Once the detection rules find matches, we can send alarms to the relevant stakeholders. Usually, for raising alarms we would leverage Tornado, but in this case we cannot use Tornado (at least) exclusively, because we want to find issues related to Tornado itself. In other words, the problem can be summarized as “Who watches the watchers?”.

If Tornado has issues in connecting to Icinga, we certainly can’t rely on the generation of Icinga2 status changes. Thus, we need alternative or redundant mechanisms. We can configure Kibana to directly send emails to the user, or we can implement icinga active checks to read the number of matches of single Detection Rules relative to Tornado.

Summary

In this post I presented how we can exploit the Elasticsearch Stack and the Tornado logs to better understand if there are problems in the execution of Tornado or its collectors.

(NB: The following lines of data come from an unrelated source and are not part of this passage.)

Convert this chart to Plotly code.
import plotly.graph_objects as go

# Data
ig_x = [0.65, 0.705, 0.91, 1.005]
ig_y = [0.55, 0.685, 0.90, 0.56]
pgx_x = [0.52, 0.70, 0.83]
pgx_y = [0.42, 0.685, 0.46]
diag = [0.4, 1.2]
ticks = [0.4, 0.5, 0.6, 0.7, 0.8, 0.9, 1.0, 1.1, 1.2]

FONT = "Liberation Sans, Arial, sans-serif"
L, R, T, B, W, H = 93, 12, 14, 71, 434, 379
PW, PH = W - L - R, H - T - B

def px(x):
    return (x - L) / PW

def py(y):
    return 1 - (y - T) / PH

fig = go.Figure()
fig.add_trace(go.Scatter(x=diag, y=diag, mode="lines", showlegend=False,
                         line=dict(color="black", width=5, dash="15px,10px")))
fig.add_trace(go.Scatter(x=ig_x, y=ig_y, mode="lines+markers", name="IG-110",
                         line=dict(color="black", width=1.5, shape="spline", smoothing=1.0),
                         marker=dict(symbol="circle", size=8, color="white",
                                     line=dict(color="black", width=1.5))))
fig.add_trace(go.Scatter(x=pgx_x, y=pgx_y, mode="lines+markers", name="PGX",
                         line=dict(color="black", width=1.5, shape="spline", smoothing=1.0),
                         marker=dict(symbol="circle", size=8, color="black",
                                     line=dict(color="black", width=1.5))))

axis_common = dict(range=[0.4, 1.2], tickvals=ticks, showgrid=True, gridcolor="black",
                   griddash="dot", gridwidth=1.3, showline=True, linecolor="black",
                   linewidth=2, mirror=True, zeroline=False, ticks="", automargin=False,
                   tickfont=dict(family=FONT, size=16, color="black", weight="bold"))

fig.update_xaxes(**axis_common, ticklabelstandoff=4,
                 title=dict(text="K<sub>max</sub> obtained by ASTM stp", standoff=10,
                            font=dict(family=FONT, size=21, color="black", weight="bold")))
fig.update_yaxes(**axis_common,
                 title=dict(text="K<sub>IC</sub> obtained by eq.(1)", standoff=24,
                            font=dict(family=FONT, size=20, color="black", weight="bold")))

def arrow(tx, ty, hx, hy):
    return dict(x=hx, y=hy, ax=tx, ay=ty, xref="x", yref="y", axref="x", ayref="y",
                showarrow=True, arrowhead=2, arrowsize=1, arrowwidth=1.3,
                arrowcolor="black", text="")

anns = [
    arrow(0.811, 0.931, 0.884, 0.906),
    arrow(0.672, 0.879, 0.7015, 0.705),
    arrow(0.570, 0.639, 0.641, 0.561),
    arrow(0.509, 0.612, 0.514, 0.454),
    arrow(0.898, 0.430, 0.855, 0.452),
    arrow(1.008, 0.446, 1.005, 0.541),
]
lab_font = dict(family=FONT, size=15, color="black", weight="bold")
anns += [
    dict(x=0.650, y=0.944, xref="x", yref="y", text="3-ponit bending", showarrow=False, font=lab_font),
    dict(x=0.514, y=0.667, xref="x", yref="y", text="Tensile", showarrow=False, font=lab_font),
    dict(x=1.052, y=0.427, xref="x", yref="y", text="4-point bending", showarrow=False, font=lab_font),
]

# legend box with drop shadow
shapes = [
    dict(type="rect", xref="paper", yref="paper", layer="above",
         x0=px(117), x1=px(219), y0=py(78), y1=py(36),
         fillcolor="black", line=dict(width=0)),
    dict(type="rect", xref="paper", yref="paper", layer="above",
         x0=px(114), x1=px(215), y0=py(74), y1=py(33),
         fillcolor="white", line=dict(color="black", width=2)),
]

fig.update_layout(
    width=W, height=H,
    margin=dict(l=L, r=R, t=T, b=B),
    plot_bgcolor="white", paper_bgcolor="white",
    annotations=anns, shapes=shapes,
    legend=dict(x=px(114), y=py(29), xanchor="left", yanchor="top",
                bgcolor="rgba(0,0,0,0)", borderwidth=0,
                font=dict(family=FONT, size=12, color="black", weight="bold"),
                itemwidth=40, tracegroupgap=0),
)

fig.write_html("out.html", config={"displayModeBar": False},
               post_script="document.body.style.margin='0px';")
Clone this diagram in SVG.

I described how we can use the Kibana Logs Application to view the logs of the different Tornado executables (even in Satellites) without needing to type a single command in the CLI. Then I discussed how we can exploit Detection Rules and Machine Learning Jobs to detect possible misconfigurations and anomalies in the number of logs. Finally, I added some food for thought about the log-level and alarming mechanism.

Conclusion and Open Challenges

In this post, I’ve only just scratched the surface of what’s possible with this concept. Based on a finer analysis of the messages, we could improve the log parsing by taking into consideration the most significant message log classes. For instance, better parsing will enable us to write rules that are more precise and build finer ML-models. Moreover, in this blog I only used the preconfigured ML jobs of the Kibana Logs application, which use only event.dataset as a classifier, but we could also work with other parsed fields, like the log level and the tornado module.